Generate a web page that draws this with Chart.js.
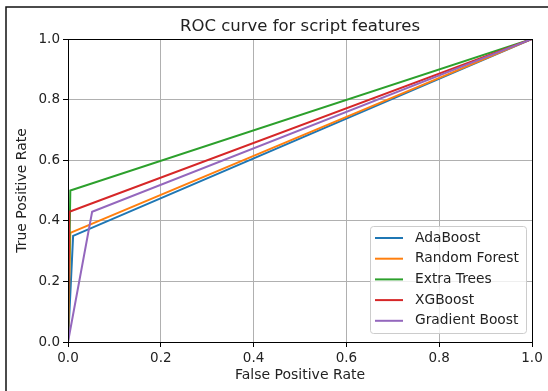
<!DOCTYPE html>
<html>
<head>
<meta charset="utf-8">
<script src="https://cdn.jsdelivr.net/npm/chart.js@4"></script>
<style>
  html,body{margin:0;padding:0;background:#fff;}
  #wrap{width:548px;height:391px;position:relative;}
</style>
</head>
<body>
<div id="wrap"><canvas id="roc" width="548" height="391"></canvas></div>
<script>
const MODELS=['AdaBoost','Random Forest','Extra Trees','XGBoost','Gradient Boost'];
const COLORS=['#1f77b4','#ff7f0e','#2ca02c','#d62728','#9467bd'];
const FPR=[
  [0,0.011,1],
  [0,0.005,1],
  [0,0.005,1],
  [0,0.003,1],
  [0,0.052,1],
];
const TPR=[
  [0,0.35,1],
  [0,0.36,1],
  [0,0.50,1],
  [0,0.43,1],
  [0,0.43,1],
];
const TICKS=[0,0.2,0.4,0.6,0.8,1.0];
const TITLE='ROC curve for script features';

const FONT='"DejaVu Sans", sans-serif';

// outer screenshot frame, title over the plot, top/right spines, legend inside plot
const frame={id:'frame',
  beforeDraw(c){
    const ctx=c.ctx,a=c.chartArea;
    ctx.save();
    ctx.strokeStyle='#111';ctx.lineWidth=1.5;
    ctx.beginPath();ctx.moveTo(6,391);ctx.lineTo(6,7);ctx.lineTo(548,7);ctx.stroke();
    ctx.fillStyle='#222';ctx.font='16.5px '+FONT;ctx.textAlign='center';ctx.textBaseline='middle';
    ctx.fillText(TITLE,(a.left+a.right)/2,27);
    ctx.restore();
  },
  afterDatasetsDraw(c){
    const ctx=c.ctx,a=c.chartArea;
    ctx.save();
    ctx.strokeStyle='#000';ctx.lineWidth=1;
    ctx.strokeRect(Math.round(a.left)+0.5,Math.round(a.top)+0.5,Math.round(a.right-a.left),Math.round(a.bottom-a.top));
    // legend, lower right
    const w=156,h=107,x=a.right-6-w,y=a.bottom-9-h;
    ctx.fillStyle='rgba(255,255,255,0.8)';ctx.strokeStyle='#ccc';
    ctx.beginPath();ctx.roundRect(x+0.5,y+0.5,w,h,3);ctx.fill();ctx.stroke();
    ctx.font='13.8px '+FONT;ctx.textBaseline='middle';
    MODELS.forEach((m,i)=>{
      const ly=y+12+i*20.7;
      ctx.strokeStyle=COLORS[i];ctx.lineWidth=2;
      ctx.beginPath();ctx.moveTo(x+5,ly);ctx.lineTo(x+33,ly);ctx.stroke();
      ctx.fillStyle='#222';ctx.fillText(m,x+45,ly);
    });
    ctx.restore();
  }
};

new Chart(document.getElementById('roc'),{type:'line',
  data:{datasets:MODELS.map((m,i)=>({label:m,data:FPR[i].map((f,j)=>({x:f,y:TPR[i][j]})),
    borderColor:COLORS[i],backgroundColor:COLORS[i],borderWidth:2,pointRadius:0,tension:0,order:MODELS.length-i}))},
  options:{responsive:false,animation:false,
    layout:{padding:{left:0,right:16,top:39,bottom:0}},
    plugins:{legend:{display:false},tooltip:{enabled:false},title:{display:false}},
    scales:{
      x:{type:'linear',min:0,max:1,
        afterFit(s){s.height=49;},
        afterBuildTicks(s){s.ticks=TICKS.map(v=>({value:v}));},
        ticks:{color:'#222',font:{family:FONT,size:13.5},padding:3,maxRotation:0,callback:v=>v.toFixed(1)},
        grid:{color:'#b0b0b0',lineWidth:1,tickColor:'#000',tickLength:5},
        border:{color:'#000',width:1},
        title:{display:true,text:'False Positive Rate',color:'#222',font:{family:FONT,size:14},padding:{top:8,bottom:7}}},
      y:{type:'linear',min:0,max:1,
        afterFit(s){s.width=68;},
        afterBuildTicks(s){s.ticks=TICKS.map(v=>({value:v}));},
        ticks:{color:'#222',font:{family:FONT,size:13.5},padding:3,callback:v=>v.toFixed(1)},
        grid:{color:'#b0b0b0',lineWidth:1,tickColor:'#000',tickLength:5},
        border:{color:'#000',width:1},
        title:{display:true,text:'True Positive Rate',color:'#222',font:{family:FONT,size:14},padding:{top:14,bottom:14}}}
    }
  },
  plugins:[frame]
});
</script>
</body>
</html>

☆ ☆ ☆ ☆ ☆ ☆ ☆

# What you should do
Omit the pictures and reproduce the listing exactly.

# Written answer
Generate a web page that draws this with Chart.js.
<!DOCTYPE html>
<html>
<head>
<meta charset="utf-8">
<script src="https://cdn.jsdelivr.net/npm/chart.js@4"></script>
<style>
  html,body{margin:0;padding:0;background:#fff;}
  #wrap{width:548px;height:391px;position:relative;}
</style>
</head>
<body>
<div id="wrap"><canvas id="roc" width="548" height="391"></canvas></div>
<script>
const MODELS=['AdaBoost','Random Forest','Extra Trees','XGBoost','Gradient Boost'];
const COLORS=['#1f77b4','#ff7f0e','#2ca02c','#d62728','#9467bd'];
const FPR=[
  [0,0.011,1],
  [0,0.005,1],
  [0,0.005,1],
  [0,0.003,1],
  [0,0.052,1],
];
const TPR=[
  [0,0.35,1],
  [0,0.36,1],
  [0,0.50,1],
  [0,0.43,1],
  [0,0.43,1],
];
const TICKS=[0,0.2,0.4,0.6,0.8,1.0];
const TITLE='ROC curve for script features';

const FONT='"DejaVu Sans", sans-serif';

// outer screenshot frame, title over the plot, top/right spines, legend inside plot
const frame={id:'frame',
  beforeDraw(c){
    const ctx=c.ctx,a=c.chartArea;
    ctx.save();
    ctx.strokeStyle='#111';ctx.lineWidth=1.5;
    ctx.beginPath();ctx.moveTo(6,391);ctx.lineTo(6,7);ctx.lineTo(548,7);ctx.stroke();
    ctx.fillStyle='#222';ctx.font='16.5px '+FONT;ctx.textAlign='center';ctx.textBaseline='middle';
    ctx.fillText(TITLE,(a.left+a.right)/2,27);
    ctx.restore();
  },
  afterDatasetsDraw(c){
    const ctx=c.ctx,a=c.chartArea;
    ctx.save();
    ctx.strokeStyle='#000';ctx.lineWidth=1;
    ctx.strokeRect(Math.round(a.left)+0.5,Math.round(a.top)+0.5,Math.round(a.right-a.left),Math.round(a.bottom-a.top));
    // legend, lower right
    const w=156,h=107,x=a.right-6-w,y=a.bottom-9-h;
    ctx.fillStyle='rgba(255,255,255,0.8)';ctx.strokeStyle='#ccc';
    ctx.beginPath();ctx.roundRect(x+0.5,y+0.5,w,h,3);ctx.fill();ctx.stroke();
    ctx.font='13.8px '+FONT;ctx.textBaseline='middle';
    MODELS.forEach((m,i)=>{
      const ly=y+12+i*20.7;
      ctx.strokeStyle=COLORS[i];ctx.lineWidth=2;
      ctx.beginPath();ctx.moveTo(x+5,ly);ctx.lineTo(x+33,ly);ctx.stroke();
      ctx.fillStyle='#222';ctx.fillText(m,x+45,ly);
    });
    ctx.restore();
  }
};

new Chart(document.getElementById('roc'),{type:'line',
  data:{datasets:MODELS.map((m,i)=>({label:m,data:FPR[i].map((f,j)=>({x:f,y:TPR[i][j]})),
    borderColor:COLORS[i],backgroundColor:COLORS[i],borderWidth:2,pointRadius:0,tension:0,order:MODELS.length-i}))},
  options:{responsive:false,animation:false,
    layout:{padding:{left:0,right:16,top:39,bottom:0}},
    plugins:{legend:{display:false},tooltip:{enabled:false},title:{display:false}},
    scales:{
      x:{type:'linear',min:0,max:1,
        afterFit(s){s.height=49;},
        afterBuildTicks(s){s.ticks=TICKS.map(v=>({value:v}));},
        ticks:{color:'#222',font:{family:FONT,size:13.5},padding:3,maxRotation:0,callback:v=>v.toFixed(1)},
        grid:{color:'#b0b0b0',lineWidth:1,tickColor:'#000',tickLength:5},
        border:{color:'#000',width:1},
        title:{display:true,text:'False Positive Rate',color:'#222',font:{family:FONT,size:14},padding:{top:8,bottom:7}}},
      y:{type:'linear',min:0,max:1,
        afterFit(s){s.width=68;},
        afterBuildTicks(s){s.ticks=TICKS.map(v=>({value:v}));},
        ticks:{color:'#222',font:{family:FONT,size:13.5},padding:3,callback:v=>v.toFixed(1)},
        grid:{color:'#b0b0b0',lineWidth:1,tickColor:'#000',tickLength:5},
        border:{color:'#000',width:1},
        title:{display:true,text:'True Positive Rate',color:'#222',font:{family:FONT,size:14},padding:{top:14,bottom:14}}}
    }
  },
  plugins:[frame]
});
</script>
</body>
</html>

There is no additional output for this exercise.